After a previous read of “A Good Man is Hard to Find,” I found it impenetrable. While I liked some of her work very much (Good Country People in particular) I found I didn’t get the ‘joke,’ in this story. Is the story suggesting that the mean and small-spirited people of the story deserve, in some respect, their murders? I don’t think so. The Misfit is carefully presented in almost garish detail as a true monster. And really, the mistakes of the grandmother are very small in proportion to their consequences. Finally we have the mystery of the grandmother’s execution after pronouncing The Misfit, “one of my babies...one of my own children!” It took until this second reading for me to understand the point of this exercise - not a detailing of one vain and self-important individual’s comeuppance but rather the recapitulation of something more valuable.
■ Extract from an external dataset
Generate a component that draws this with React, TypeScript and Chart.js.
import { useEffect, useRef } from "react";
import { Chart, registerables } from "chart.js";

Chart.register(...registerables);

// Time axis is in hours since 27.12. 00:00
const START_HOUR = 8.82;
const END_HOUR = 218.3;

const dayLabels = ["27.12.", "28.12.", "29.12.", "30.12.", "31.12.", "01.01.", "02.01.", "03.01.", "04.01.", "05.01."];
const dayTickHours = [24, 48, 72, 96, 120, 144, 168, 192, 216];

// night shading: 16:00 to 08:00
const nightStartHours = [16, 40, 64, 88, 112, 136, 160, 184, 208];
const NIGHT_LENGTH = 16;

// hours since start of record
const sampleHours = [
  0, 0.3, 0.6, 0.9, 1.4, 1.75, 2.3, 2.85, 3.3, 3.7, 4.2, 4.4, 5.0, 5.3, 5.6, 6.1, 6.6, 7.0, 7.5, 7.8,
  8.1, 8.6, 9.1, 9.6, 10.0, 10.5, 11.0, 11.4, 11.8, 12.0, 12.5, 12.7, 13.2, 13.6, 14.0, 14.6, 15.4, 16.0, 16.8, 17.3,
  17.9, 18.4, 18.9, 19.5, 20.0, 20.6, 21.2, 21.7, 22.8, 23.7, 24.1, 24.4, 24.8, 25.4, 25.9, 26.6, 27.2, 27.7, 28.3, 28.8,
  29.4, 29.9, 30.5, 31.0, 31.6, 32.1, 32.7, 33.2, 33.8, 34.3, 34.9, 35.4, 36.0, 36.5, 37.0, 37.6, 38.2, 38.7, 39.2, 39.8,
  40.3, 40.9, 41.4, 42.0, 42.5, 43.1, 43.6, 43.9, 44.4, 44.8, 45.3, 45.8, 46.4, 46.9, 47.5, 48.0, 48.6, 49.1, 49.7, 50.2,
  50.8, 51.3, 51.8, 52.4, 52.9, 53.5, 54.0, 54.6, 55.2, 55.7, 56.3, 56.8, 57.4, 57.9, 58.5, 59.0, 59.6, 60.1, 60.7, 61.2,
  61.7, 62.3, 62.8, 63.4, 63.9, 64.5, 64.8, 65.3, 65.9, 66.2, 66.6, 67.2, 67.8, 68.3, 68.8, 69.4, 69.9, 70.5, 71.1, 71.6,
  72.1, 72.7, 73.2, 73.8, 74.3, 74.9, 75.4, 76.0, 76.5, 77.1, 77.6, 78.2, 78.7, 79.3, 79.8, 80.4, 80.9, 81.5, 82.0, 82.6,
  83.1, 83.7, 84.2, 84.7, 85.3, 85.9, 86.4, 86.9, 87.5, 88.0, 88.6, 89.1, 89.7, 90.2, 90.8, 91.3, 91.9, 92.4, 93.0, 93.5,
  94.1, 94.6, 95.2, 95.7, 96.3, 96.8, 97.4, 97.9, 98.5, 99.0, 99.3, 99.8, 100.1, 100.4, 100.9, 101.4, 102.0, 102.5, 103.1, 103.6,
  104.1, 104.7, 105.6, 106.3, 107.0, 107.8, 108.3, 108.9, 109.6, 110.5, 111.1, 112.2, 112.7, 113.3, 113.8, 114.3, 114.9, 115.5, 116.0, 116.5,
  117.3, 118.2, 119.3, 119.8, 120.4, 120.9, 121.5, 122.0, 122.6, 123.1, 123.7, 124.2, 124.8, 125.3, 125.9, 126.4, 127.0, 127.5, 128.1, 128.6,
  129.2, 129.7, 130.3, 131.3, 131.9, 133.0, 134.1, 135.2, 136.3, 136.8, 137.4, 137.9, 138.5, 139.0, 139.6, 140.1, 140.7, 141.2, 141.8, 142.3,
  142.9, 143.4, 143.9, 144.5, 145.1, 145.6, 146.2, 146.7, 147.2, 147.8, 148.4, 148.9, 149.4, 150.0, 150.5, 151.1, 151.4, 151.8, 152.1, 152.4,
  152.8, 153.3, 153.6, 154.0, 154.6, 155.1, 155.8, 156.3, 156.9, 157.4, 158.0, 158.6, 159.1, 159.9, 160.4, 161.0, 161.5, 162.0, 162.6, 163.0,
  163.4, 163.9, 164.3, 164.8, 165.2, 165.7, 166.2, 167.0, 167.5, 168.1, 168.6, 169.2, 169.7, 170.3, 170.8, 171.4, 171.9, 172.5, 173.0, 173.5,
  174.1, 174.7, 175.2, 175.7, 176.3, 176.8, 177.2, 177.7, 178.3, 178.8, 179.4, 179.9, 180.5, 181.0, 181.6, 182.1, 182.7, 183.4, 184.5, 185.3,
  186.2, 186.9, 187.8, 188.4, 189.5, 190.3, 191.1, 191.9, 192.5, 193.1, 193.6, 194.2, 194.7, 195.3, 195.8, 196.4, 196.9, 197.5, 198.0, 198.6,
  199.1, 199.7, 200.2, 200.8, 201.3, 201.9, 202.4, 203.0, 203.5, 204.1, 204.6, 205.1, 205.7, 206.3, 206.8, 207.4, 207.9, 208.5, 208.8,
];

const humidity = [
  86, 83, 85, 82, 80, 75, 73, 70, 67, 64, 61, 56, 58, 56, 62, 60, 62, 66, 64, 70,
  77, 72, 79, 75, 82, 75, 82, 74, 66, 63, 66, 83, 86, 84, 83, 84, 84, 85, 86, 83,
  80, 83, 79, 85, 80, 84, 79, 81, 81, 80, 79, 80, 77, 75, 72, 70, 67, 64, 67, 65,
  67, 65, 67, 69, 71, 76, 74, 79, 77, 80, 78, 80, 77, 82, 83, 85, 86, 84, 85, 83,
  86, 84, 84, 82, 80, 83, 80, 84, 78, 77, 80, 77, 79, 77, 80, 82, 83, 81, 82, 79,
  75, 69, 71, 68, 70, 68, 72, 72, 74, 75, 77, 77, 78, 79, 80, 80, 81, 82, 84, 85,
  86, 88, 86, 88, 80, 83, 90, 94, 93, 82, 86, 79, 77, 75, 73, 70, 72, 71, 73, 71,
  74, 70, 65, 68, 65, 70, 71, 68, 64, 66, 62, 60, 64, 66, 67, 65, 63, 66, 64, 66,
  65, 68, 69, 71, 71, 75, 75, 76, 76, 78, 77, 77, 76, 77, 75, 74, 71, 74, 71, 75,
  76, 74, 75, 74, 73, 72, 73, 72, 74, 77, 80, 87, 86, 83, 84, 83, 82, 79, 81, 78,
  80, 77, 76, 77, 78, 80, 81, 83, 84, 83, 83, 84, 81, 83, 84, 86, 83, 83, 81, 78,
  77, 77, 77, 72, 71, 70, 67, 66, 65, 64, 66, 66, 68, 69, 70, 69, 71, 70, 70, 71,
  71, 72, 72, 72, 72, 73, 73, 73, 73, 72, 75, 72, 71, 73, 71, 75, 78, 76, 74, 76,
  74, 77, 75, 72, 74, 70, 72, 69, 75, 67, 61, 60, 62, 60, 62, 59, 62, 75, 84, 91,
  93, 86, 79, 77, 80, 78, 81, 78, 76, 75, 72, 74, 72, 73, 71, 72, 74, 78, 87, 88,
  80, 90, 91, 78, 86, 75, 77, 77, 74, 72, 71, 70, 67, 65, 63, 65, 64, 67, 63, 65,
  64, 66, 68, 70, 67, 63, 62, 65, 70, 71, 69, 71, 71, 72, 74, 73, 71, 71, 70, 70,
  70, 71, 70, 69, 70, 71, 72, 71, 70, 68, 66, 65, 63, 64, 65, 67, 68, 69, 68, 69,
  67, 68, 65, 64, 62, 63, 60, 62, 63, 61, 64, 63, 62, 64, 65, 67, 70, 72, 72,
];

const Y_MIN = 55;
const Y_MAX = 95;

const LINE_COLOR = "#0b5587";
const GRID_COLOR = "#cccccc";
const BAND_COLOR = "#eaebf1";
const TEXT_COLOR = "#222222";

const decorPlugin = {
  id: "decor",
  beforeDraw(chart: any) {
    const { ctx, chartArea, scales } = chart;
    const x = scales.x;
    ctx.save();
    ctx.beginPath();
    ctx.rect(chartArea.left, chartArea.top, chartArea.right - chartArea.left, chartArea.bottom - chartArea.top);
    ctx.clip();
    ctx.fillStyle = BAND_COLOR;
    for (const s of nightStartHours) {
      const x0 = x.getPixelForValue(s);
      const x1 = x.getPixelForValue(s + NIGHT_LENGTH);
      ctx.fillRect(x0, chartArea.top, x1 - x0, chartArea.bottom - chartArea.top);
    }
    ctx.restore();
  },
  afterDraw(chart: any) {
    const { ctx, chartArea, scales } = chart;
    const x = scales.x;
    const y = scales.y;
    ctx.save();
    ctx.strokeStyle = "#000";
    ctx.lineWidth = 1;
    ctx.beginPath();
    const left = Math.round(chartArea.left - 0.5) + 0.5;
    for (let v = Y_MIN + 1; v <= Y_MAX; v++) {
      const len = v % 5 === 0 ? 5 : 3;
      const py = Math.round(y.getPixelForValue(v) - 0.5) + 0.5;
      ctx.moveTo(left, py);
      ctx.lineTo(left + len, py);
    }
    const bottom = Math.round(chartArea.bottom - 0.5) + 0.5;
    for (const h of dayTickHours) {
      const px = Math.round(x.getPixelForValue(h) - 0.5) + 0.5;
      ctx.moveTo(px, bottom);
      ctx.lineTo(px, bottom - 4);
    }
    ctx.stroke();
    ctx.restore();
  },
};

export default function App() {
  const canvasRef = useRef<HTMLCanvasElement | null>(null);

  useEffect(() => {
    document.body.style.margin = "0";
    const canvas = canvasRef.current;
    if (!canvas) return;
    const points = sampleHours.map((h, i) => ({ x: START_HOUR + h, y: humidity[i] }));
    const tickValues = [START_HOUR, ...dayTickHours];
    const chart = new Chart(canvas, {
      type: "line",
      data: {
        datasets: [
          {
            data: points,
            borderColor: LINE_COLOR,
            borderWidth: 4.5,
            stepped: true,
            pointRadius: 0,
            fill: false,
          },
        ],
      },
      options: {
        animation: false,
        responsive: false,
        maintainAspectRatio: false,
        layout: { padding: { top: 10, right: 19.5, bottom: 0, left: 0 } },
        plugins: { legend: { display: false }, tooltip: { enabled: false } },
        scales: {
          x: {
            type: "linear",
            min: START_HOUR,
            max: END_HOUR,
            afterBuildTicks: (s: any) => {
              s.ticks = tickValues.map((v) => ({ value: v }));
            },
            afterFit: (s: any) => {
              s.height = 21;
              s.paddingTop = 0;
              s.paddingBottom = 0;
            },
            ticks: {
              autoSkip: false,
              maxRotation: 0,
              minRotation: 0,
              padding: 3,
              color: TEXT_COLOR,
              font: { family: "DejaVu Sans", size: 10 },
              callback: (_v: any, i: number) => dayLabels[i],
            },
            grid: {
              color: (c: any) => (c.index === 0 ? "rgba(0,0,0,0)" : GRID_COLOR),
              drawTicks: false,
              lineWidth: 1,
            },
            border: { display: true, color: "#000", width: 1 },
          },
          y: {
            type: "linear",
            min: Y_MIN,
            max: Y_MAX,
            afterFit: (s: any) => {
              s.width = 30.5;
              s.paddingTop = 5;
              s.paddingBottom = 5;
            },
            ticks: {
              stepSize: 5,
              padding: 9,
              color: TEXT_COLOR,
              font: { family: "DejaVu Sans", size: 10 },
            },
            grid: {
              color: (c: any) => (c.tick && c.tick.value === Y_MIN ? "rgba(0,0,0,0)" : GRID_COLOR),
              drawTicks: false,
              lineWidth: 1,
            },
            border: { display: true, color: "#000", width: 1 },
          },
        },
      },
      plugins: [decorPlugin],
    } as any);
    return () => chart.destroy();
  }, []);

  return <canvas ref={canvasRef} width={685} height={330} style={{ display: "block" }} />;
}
The grandmother is aware, horribly aware of the fate of her children and herself. She is brought to death’s door and allowed to see for one moment the bleakness that lies beyond. We can say the grandmother is able to understand the tragedy of someone's life besides herself. O’Connor has her accepting The Misfit, accepting his tragedy as worth comment and lament. It is not a joyous realization but then, as The Misfit says, “It’s no real pleasure in life.”
The story drives this point home with its choice of imagery and foreshadowing. O’Connor devotes the first third of the story to the small details of the family’s clothing and mannerisms, trivial details like the mileage meter’s tally or the advertisements for road-side restaurants. This creates a comfortable solidity to the story. When the narrative literally careens off of the road, these images weigh down what might quickly turn lurid and ethereal. An example of foreshadowing appears after one of the descriptions of the grandmother: ‘in case of an accident, anyone seeing her dead on the highway would know at once that she was a lady.’ Well, the readers will encounter her dead body by the end of the story. Whether she is everyone's definition of a lady is up for debate, but she certainly surprises us with her magnanimous statement before her death.
In terms of what I’d like to learn from this story I’d say that the more ordinary of O’Connor’s techniques are very important: her use of imagery and naturalistic dialogue grounds the story. I think a reader gets a picture of the family in all of its cranky dysfunction and we want them to be shaken out of their complacency. In “We Have Always Lived in the Castle,” the outlandishness of the narrator propelled the story. The wide gap between Merricat and conventional reality provides and interesting tension. In “A Good Man,” the conventionality of the characters draws us in. As a writer, O’Connor is able to generate outsized tragedies from collisions of the mundane and the grotesque. Each is applied in just the right proportion.